Single-cell sequencing reveals transcriptional dynamics regulated by ERα in mouse ovaries

Abstract

Abstract Estrogen receptor α (ERα) is a crucial regulator of reproductive function, mediating the diverse effects of estrogen on the development and function of the ovary. However, the molecular mechanisms underlying ERα-regulated transcriptional dynamics in ovarian cells remain poorly understood. In the present study, we generated ERα knockout (αERKO) mice through CRISPR/Cas9 strategy. Then we employed single-cell RNA sequencing technology (scRNA-seq) to profile the transcriptomes of individual cells in wild type (WT) and αERKO mouse ovaries to uncover novel insights into ERα-regulated transcriptional change and ovarian cellular heterogeneity. Using several bioinformatics analyses, our study identified distinct cell populations within the ovarian tissue, including 5 distinct cell clusters associated with oocytes and 7 with granulosa cells. We further conducted differential gene expression analysis to explore the transcriptional profiles of these cell populations in response to ERα deletion.
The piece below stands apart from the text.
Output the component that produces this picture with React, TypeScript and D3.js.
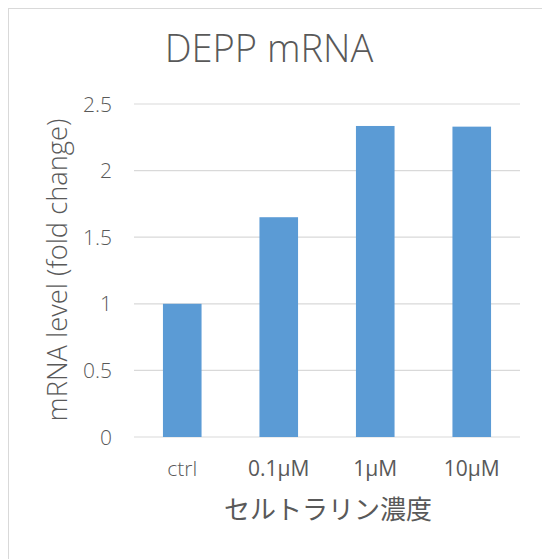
import React from "react";
import * as d3 from "d3";

const categories = ["ctrl", "0.1μM", "1μM", "10μM"];
const values = [1.0, 1.65, 2.335, 2.33];
const yTicks = [0, 0.5, 1, 1.5, 2, 2.5];
const yTickLabels = ["0", "0.5", "1", "1.5", "2", "2.5"];
const title = "DEPP mRNA";
const xTitle = "セルトラリン濃度";
const yTitle = "mRNA level (fold change)";

export default function App() {
  const W = 542, H = 559;
  const left = 134, right = 520, top = 104, bottom = 437;
  const x = d3.scaleBand<string>().domain(categories).range([left, right]).paddingInner(0.6).paddingOuter(0.3);
  const y = d3.scaleLinear().domain([0, 2.5]).range([bottom, top]);
  const font = "'Open Sans', 'Noto Sans CJK JP', sans-serif";
  const grey = "#595959";
  return (
    <svg width={W} height={H} style={{ position: "absolute", left: 0, top: 0, fontFamily: font }}>
      <rect x={0} y={0} width={W} height={H} fill="#fff" />
      <rect x={8.5} y={8.5} width={W + 20} height={H + 20} fill="none" stroke="#d9d9d9" />
      <text x={269} y={62} textAnchor="middle" fontSize={38} fill={grey} fontWeight={300}>{title}</text>
      {yTicks.map((t, i) => (
        <g key={i}>
          <line x1={left} x2={right} y1={y(t)} y2={y(t)} stroke="#d9d9d9" strokeWidth={1.2} />
          <text x={112} y={y(t)} dy="0.36em" textAnchor="end" fontSize={21} fill={grey} fontWeight={300}>{yTickLabels[i]}</text>
        </g>
      ))}
      {categories.map((c, i) => (
        <rect key={c} x={x(c)} y={y(values[i])} width={x.bandwidth()} height={bottom - y(values[i])} fill="#5B9BD5" />
      ))}
      {categories.map((c, i) => (
        <text key={c} x={(x(c) as number) + x.bandwidth() / 2} y={476} textAnchor="middle" fontSize={21} fill={grey} fontWeight={i === 0 ? 300 : 400}>{c}</text>
      ))}
      <text x={328} y={519} textAnchor="middle" fontSize={26} fill={grey} fontFamily="'Noto Sans CJK JP', sans-serif">{xTitle}</text>
      <text transform={`translate(67,270) rotate(-90)`} textAnchor="middle" fontSize={27.3} fill={grey} fontWeight={300}>{yTitle}</text>
    </svg>
  );
}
Our findings revealed that ERα deletion led to the dysregulation of genes involved in ovarian infertility, ovulation cycle, and steroidogenesis in oocytes and granulosa cells, indicating that ERα plays a central role in modulating the transcriptional landscape of ovarian cells. Consequently, we confirmed that Greb1, a prototypical ERα target gene, was induced by ERα binding to ERE upstream of the Greb1 promoter in granulosa cells. Additionally, we uncovered a complex network of signaling pathways that were significantly modulated by ERα, implicating their involvement in the regulation of ovarian function and ovulation process. In conclusion, our study offers an in-depth, single-cell resolution of ERα-regulated transcriptional dynamics in mouse ovaries, enhancing our understanding of ERα's role in female reproductive biology and providing potential targets for novel therapeutic interventions for ovarian disorders.